**The exercise**: Set the lines down again exactly, first line through the line that contains "import plotly.graph_objects as go", with no pictures.
● ● ● ●
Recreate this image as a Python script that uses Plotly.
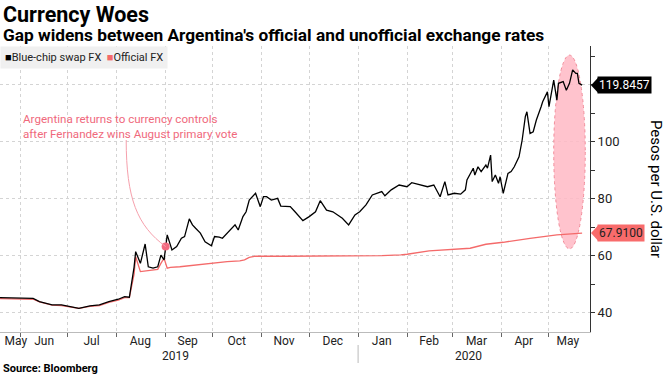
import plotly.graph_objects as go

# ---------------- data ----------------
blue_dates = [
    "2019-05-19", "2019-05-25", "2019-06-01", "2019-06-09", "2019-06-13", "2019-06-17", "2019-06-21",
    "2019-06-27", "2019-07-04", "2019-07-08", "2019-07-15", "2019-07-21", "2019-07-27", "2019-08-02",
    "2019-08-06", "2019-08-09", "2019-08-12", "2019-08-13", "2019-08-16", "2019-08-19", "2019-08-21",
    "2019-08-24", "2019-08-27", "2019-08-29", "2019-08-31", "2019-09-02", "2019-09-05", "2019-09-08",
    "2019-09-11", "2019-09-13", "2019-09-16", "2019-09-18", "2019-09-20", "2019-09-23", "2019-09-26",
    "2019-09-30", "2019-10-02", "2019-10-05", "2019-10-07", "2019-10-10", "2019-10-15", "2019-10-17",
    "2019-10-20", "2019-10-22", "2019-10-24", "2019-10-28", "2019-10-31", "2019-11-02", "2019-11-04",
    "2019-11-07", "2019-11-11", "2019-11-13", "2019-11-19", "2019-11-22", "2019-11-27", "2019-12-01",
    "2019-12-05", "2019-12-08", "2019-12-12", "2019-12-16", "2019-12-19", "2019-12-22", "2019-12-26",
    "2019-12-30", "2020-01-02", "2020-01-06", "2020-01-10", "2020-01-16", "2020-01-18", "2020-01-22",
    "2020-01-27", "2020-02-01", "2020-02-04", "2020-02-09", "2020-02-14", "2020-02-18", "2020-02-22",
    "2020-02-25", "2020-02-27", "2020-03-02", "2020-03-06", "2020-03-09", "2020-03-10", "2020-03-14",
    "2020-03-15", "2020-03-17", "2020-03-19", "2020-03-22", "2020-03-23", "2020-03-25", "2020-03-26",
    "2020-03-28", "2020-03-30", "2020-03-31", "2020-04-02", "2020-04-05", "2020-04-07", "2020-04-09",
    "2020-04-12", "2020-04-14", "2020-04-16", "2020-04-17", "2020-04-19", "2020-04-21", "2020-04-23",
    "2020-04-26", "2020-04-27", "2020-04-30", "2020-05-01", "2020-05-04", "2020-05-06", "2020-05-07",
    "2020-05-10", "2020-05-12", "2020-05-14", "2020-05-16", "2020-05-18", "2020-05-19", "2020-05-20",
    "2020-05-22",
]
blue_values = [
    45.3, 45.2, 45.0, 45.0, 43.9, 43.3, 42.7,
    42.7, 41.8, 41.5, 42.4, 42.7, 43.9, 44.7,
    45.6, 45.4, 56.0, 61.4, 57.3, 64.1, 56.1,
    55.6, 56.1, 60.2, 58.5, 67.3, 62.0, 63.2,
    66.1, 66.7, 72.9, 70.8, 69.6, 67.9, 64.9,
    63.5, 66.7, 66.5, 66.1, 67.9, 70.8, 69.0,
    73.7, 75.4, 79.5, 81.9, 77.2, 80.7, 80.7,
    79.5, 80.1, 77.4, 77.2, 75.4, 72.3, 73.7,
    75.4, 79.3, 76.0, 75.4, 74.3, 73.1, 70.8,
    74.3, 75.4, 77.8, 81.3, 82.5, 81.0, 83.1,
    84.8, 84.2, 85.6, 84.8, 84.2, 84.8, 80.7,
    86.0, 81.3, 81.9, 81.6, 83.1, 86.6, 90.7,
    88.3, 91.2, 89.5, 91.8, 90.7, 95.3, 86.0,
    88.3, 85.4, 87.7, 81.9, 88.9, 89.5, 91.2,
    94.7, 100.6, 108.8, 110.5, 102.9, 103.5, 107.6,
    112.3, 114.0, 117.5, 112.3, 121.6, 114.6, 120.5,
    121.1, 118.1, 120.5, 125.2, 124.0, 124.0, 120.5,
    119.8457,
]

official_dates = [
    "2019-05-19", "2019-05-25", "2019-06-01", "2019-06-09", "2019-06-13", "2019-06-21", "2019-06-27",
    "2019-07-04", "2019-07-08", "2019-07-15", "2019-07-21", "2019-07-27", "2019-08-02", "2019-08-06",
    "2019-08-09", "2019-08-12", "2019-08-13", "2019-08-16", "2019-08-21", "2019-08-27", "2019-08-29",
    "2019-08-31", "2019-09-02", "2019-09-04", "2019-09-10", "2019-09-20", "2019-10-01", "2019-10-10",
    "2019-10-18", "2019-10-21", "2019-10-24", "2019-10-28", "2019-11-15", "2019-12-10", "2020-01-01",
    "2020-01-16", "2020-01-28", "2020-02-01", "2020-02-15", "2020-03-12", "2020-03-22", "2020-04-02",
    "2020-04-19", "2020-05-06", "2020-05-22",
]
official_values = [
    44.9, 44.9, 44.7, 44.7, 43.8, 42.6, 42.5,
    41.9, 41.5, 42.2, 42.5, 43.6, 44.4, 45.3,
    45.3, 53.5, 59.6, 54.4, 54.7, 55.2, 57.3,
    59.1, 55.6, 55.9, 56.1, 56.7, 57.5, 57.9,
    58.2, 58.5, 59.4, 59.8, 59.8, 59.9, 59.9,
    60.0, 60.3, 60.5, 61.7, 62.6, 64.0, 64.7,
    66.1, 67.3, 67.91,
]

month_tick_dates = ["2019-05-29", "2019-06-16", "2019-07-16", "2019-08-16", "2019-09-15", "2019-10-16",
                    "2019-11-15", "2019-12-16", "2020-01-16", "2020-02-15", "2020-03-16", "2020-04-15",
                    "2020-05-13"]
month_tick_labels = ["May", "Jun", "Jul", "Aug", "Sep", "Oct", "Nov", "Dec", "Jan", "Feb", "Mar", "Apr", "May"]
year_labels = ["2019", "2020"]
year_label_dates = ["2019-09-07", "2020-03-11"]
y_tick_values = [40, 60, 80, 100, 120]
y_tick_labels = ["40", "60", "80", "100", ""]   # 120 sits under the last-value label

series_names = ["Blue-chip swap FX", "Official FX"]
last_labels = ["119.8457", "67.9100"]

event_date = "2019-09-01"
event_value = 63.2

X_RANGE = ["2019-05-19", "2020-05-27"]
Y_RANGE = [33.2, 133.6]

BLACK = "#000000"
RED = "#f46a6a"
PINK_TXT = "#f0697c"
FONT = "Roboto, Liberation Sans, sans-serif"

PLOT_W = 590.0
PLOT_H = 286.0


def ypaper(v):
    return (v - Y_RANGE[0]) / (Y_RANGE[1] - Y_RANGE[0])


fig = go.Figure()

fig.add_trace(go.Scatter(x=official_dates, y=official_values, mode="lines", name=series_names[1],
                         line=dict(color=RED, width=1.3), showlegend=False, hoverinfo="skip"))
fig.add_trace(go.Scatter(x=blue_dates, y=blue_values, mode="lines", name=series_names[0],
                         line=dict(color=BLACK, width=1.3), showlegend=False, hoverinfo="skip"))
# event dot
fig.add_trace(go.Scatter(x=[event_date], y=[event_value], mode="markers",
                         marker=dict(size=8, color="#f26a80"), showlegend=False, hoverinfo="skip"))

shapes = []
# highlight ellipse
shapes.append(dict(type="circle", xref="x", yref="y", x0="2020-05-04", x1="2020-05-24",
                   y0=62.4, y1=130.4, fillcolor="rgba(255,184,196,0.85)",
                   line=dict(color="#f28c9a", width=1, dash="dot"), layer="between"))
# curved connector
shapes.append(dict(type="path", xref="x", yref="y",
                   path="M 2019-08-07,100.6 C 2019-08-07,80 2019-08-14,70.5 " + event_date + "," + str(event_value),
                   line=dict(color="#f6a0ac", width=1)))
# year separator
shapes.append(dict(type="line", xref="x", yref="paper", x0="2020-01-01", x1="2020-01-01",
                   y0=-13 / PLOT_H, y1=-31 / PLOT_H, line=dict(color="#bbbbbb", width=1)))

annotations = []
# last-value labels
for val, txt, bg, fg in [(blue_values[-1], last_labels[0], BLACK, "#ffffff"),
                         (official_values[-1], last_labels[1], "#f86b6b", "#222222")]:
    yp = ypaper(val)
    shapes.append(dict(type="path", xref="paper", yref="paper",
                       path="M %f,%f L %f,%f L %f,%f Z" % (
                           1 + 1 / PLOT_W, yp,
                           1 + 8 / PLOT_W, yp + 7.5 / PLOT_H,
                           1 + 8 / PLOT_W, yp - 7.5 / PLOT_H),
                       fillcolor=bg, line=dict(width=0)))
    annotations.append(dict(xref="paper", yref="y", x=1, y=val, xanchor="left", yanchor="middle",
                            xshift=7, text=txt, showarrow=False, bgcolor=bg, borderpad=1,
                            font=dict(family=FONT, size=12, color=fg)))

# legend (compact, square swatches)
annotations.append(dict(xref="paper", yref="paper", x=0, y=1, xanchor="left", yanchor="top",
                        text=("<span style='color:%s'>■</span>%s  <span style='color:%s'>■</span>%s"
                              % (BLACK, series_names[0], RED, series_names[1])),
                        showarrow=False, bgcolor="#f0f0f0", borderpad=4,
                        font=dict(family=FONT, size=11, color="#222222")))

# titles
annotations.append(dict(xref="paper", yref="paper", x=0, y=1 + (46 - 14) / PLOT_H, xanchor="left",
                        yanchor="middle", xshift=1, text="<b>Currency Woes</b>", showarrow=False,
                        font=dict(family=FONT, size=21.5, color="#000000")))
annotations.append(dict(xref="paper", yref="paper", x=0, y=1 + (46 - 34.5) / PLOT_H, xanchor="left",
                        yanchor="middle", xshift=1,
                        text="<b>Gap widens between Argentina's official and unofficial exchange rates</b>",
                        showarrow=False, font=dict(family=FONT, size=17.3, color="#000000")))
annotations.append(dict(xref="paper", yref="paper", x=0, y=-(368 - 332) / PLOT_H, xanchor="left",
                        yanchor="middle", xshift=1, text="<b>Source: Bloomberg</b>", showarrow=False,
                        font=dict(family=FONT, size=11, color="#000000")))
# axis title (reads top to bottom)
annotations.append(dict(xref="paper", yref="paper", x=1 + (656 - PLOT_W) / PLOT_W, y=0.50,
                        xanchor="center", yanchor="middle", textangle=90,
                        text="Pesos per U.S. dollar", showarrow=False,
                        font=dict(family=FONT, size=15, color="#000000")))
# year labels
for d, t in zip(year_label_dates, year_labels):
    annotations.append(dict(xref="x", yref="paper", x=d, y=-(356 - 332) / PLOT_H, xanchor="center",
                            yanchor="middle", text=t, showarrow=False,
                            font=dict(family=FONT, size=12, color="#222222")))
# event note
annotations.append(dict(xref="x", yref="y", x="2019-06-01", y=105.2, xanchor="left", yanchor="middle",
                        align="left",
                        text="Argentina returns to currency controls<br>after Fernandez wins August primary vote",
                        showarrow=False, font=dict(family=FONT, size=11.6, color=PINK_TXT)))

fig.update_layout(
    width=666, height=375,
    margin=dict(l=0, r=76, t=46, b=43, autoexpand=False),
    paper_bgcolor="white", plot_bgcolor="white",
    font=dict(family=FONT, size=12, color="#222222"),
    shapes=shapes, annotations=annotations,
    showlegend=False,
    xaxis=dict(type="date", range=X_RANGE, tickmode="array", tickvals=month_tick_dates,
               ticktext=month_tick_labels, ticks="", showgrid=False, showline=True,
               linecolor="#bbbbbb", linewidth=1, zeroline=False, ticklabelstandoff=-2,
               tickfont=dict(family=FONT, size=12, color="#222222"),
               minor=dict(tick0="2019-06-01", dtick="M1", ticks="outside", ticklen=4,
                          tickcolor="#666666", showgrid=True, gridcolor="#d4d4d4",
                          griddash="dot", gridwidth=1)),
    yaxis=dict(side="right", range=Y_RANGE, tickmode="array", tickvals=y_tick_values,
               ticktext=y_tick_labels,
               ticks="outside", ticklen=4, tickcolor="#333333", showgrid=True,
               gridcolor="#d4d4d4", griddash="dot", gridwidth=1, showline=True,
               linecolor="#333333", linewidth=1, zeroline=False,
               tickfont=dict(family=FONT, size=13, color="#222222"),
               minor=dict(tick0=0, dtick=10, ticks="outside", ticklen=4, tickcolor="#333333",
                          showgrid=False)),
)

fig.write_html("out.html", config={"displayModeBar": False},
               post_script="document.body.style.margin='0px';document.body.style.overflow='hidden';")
● ● ● ●
**Problem solution**:
Recreate this image as a Python script that uses Plotly.
import plotly.graph_objects as go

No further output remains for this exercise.